### SOURCE EXCERPT:
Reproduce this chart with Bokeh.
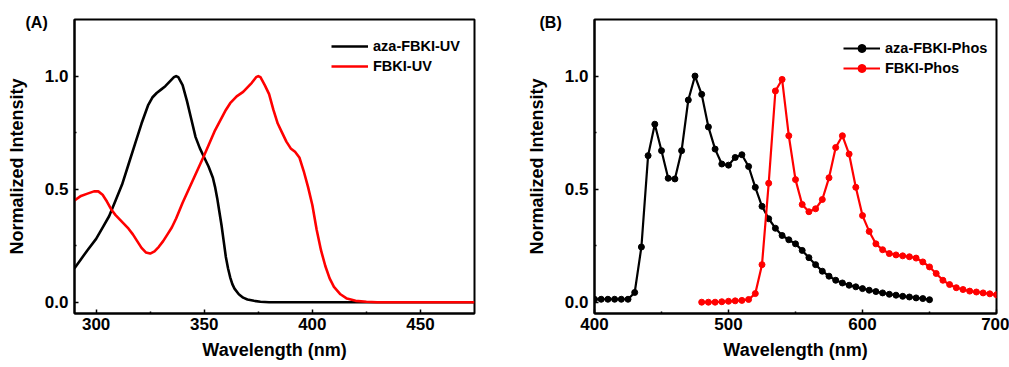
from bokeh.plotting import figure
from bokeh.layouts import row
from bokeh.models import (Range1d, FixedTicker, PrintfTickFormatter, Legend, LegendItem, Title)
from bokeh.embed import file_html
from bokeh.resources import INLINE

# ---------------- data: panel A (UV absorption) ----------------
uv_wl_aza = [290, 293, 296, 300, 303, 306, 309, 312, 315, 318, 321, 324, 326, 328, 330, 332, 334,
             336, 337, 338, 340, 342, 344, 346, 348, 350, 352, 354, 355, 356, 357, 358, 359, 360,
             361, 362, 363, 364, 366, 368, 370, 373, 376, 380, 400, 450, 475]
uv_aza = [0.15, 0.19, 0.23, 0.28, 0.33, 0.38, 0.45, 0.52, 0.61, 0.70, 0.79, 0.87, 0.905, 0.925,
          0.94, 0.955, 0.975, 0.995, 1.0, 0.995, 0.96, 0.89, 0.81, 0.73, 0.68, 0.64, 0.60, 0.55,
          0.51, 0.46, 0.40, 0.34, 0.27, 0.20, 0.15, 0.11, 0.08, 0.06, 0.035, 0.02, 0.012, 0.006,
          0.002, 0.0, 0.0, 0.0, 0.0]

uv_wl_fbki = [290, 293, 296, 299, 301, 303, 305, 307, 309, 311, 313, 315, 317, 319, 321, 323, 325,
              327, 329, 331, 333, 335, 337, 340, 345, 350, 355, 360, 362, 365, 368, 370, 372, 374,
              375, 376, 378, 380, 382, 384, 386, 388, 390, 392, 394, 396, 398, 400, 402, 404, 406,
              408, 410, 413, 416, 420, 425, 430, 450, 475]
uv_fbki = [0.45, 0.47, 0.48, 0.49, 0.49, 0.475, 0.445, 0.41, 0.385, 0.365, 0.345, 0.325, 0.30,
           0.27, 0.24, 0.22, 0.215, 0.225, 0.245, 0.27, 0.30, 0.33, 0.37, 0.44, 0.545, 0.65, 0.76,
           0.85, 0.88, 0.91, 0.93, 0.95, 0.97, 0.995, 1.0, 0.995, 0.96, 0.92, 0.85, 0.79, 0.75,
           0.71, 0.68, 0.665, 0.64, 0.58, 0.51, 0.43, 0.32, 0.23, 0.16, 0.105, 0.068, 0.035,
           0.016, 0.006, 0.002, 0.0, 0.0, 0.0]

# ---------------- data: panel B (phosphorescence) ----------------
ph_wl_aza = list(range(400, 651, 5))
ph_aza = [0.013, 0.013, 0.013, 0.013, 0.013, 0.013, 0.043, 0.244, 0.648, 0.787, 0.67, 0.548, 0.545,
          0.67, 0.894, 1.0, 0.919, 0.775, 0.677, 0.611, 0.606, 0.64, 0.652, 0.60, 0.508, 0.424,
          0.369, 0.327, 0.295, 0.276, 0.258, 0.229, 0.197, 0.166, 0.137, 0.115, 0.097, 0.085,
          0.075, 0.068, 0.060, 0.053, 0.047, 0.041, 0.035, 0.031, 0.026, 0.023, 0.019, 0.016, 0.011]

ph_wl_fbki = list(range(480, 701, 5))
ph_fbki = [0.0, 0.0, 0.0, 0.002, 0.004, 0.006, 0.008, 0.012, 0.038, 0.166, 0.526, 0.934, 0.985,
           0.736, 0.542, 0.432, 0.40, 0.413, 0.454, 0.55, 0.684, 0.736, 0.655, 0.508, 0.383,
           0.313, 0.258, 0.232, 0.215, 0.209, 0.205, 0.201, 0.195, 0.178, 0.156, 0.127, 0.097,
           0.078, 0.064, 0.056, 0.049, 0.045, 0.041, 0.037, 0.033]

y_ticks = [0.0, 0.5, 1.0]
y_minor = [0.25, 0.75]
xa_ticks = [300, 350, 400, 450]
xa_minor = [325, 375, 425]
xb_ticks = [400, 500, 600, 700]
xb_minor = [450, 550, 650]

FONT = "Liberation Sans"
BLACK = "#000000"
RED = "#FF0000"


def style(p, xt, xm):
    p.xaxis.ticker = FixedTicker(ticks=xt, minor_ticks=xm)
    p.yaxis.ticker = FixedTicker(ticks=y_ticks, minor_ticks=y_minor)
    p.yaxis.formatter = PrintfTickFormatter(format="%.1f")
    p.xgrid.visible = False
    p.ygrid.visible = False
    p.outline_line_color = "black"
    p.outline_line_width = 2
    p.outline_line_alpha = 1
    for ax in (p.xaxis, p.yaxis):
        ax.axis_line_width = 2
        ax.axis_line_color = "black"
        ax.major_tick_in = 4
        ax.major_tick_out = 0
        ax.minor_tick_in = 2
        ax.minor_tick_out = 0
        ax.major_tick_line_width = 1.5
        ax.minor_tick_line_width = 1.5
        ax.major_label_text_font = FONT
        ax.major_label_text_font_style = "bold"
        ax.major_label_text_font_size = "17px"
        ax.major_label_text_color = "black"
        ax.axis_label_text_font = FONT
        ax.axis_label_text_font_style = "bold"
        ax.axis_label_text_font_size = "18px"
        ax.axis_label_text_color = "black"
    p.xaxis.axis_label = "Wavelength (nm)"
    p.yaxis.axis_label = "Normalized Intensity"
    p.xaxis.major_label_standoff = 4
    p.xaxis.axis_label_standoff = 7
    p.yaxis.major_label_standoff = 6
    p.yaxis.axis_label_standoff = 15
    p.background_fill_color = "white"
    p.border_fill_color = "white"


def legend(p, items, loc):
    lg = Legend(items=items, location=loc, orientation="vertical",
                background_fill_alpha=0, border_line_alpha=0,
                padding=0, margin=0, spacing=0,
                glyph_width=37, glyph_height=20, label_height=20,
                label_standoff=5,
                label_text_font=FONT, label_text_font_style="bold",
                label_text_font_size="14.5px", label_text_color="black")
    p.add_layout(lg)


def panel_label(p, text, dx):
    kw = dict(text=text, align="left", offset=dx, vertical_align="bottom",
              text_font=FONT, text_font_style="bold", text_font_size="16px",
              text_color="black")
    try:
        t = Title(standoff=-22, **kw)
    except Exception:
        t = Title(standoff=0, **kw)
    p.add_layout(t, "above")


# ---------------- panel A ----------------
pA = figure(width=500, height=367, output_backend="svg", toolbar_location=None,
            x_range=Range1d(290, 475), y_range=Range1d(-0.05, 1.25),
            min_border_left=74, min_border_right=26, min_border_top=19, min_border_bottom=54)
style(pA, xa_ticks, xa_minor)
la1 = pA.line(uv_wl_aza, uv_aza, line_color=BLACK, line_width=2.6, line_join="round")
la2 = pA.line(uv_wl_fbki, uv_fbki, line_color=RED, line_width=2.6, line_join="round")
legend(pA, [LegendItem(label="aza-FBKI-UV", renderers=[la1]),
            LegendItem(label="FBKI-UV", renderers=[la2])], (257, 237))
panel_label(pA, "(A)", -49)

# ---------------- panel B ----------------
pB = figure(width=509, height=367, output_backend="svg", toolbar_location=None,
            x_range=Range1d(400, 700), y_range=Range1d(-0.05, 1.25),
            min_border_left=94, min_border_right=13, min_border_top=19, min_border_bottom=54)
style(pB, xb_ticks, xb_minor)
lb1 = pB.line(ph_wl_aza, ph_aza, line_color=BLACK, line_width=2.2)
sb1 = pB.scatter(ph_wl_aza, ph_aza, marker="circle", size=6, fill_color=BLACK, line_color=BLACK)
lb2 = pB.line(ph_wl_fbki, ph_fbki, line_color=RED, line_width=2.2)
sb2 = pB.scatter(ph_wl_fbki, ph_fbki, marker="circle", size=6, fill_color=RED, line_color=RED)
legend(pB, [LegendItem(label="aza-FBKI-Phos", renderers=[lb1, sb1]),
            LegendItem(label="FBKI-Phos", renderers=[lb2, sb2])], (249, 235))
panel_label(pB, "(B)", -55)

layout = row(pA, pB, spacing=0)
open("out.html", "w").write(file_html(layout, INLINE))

### WHAT YOU ARE ASKED TO DO:
Copy exactly the lines running from the beginning of the listing through the line that has "0.002, 0.0, 0.0, 0.0, 0.0]". Drop the pictures.

### OUTPUT FOR THIS TASK:
Reproduce this chart with Bokeh.
from bokeh.plotting import figure
from bokeh.layouts import row
from bokeh.models import (Range1d, FixedTicker, PrintfTickFormatter, Legend, LegendItem, Title)
from bokeh.embed import file_html
from bokeh.resources import INLINE

# ---------------- data: panel A (UV absorption) ----------------
uv_wl_aza = [290, 293, 296, 300, 303, 306, 309, 312, 315, 318, 321, 324, 326, 328, 330, 332, 334,
             336, 337, 338, 340, 342, 344, 346, 348, 350, 352, 354, 355, 356, 357, 358, 359, 360,
             361, 362, 363, 364, 366, 368, 370, 373, 376, 380, 400, 450, 475]
uv_aza = [0.15, 0.19, 0.23, 0.28, 0.33, 0.38, 0.45, 0.52, 0.61, 0.70, 0.79, 0.87, 0.905, 0.925,
          0.94, 0.955, 0.975, 0.995, 1.0, 0.995, 0.96, 0.89, 0.81, 0.73, 0.68, 0.64, 0.60, 0.55,
          0.51, 0.46, 0.40, 0.34, 0.27, 0.20, 0.15, 0.11, 0.08, 0.06, 0.035, 0.02, 0.012, 0.006,
          0.002, 0.0, 0.0, 0.0, 0.0]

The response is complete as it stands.